アメリカの潜在意識から「きよら」が現れる。

チキン・ジョージは、チラノザウルス号の外側に付いていた。

「本当は、実際に操作してぼくを助けてくれたのは、彼だ。だからチキン・ジョージはぼくの命の親だったんだ」

宇宙も破滅しはじめているとドッペルが言う。


****************ムシ

それから10年が経ち、地球は人間の言葉を話し、知能を持ったゴキブリが蔓延している
ヤング大統領が常に持ち歩いて書いていた日記が聖書とされ、いつかヒトが戻って助けてくれると信じている。



「ぼくは信じる! 人間はやさしくて、美しく、賢い生き物だっ!
 そして、本当の神になるために宇宙へ出て行ったんだ!
 そして人間は帰ってくるんだっ! 僕たちを救うために」


ついに予言された14歳の誕生日を迎える子どもたち。

「たとえ神に見放されたとしても、僕たちは僕たち自身を信じるんだ!
 たとえどんな破滅がやって来ても、ぼくは破滅を信じない!
 なぜなら、身を滅ぼす目的で生まれて来た生物は、この世のどこにもいないからだ!
 僕たちは生きるんだ! そして進化するんだ! 僕たちは神に進化しよう! 生きて神になるんだ!
 そして、この世の不幸を一掃しよう! 地球を緑に変えよう!」



****************宇宙幻影


(世界中を旅した三蔵法師らが、実はお釈迦様の手の上から出ていなかった、みたいな結末





***********************************

たしかにゴッキみたいな虫たちなら、ヒトが誕生する前からいて、
核戦争にも数と種の多さでいくらでも乗り切れるだろうけど、
何万年経ったとしても、虫がヒトの言葉を話して、ヒトを崇拝するとは思えないなぁ。

虫は虫同士、もっと高度なコミュニケーション能力を持っていて、
ヒトになんか頼らずとも、これからも雄々しく生きてゆくだろう。

地球が星として生き残り、水さえあれば、なにかしら生まれるだろうし。
空が低くなったということは、大気層が薄くなって、水も相当失われちゃっただろうけど。

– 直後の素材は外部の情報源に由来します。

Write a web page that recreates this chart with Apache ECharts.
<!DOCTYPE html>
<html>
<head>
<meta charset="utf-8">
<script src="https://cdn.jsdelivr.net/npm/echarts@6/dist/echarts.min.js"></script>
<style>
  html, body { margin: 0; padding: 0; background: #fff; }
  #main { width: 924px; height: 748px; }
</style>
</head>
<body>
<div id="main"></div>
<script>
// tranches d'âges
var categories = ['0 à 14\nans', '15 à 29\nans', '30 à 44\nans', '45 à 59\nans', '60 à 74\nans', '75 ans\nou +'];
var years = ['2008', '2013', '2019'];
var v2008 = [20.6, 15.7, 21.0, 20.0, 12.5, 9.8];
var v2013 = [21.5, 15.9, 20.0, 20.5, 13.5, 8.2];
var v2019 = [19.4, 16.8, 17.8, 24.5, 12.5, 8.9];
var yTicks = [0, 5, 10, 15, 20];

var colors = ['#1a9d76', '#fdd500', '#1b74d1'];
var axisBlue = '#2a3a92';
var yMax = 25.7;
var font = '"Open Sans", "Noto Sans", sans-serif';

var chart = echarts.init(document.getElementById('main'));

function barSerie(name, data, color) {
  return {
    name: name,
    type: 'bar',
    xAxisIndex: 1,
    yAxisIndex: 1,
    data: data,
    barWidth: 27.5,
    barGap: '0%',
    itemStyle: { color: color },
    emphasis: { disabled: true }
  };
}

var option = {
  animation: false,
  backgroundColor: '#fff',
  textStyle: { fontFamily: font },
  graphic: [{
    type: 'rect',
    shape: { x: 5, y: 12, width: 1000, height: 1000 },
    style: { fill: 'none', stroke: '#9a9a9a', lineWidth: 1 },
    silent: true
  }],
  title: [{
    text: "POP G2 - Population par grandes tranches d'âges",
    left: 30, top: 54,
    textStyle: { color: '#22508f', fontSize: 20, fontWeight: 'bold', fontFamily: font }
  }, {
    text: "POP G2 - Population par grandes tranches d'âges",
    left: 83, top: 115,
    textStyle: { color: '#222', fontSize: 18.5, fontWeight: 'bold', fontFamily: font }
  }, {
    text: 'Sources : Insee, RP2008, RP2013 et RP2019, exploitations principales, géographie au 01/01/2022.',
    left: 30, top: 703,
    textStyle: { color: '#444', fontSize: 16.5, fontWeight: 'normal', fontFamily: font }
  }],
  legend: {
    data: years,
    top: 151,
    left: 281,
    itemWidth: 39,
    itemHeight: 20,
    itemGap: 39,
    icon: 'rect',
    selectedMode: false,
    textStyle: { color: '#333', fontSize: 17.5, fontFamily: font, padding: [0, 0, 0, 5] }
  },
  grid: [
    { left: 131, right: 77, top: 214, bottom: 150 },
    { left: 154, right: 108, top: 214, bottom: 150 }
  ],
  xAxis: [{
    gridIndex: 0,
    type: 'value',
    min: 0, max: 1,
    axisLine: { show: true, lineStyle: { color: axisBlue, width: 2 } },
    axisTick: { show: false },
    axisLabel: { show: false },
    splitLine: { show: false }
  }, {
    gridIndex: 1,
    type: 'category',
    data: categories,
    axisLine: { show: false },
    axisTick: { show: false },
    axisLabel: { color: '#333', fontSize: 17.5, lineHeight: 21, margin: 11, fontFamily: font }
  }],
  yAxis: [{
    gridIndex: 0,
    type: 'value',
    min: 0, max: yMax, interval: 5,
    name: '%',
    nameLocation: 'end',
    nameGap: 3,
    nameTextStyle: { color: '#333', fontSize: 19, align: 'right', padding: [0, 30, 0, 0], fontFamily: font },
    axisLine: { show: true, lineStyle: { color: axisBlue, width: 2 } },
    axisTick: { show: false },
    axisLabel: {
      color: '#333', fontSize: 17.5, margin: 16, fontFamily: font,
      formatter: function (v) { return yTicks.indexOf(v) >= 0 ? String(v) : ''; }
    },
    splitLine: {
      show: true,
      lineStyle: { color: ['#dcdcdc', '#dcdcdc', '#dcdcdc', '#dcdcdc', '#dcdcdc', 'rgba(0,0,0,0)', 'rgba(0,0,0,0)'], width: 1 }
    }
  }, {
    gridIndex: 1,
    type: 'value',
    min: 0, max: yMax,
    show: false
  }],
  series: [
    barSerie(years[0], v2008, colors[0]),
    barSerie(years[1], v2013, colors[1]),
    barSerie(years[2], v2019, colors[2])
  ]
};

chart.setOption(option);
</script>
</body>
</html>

こんなに衝撃的な長編作が1990年から描かれていて、いまだ読み継がれているのに、
人々の暮らしはまったく変わらず、「まことちゃんハウスは周囲の景観を乱す」なんてゆってるんだもの。
今後も意識が急に変わるとは思えないなあ・・・
そのために宇宙ステーションを作って、ゆくゆくは地球から脱出する覚悟なのか。

そこには緑はあるのか? 山は? 河は
この深淵な自然の仕組みをそっくり真似ることなど不可能に近い。
アニメや映画で描かれる、コンクリートやガラスに囲まれている未来都市に住むくらいなら、星と一緒に滅びたい。

でも、子どもたちが生き延びることができたのは、何事にも冷静に、ポジティブに考えて、
それぞれの意見を活発に出して相談したからに他ならない。

大統領の息子アメリカらは、元の世界に戻って、きっと地球にも戻れるのではないかという希望が持てる終わり方なのが救いだ。
時空、次元を超えたり、時間軸、宇宙すらも無限に重なり合っているという理論もあることだし。

世界を支配しようとしていたのが男性で、宇宙を救ったのが女性だったというのも象徴的。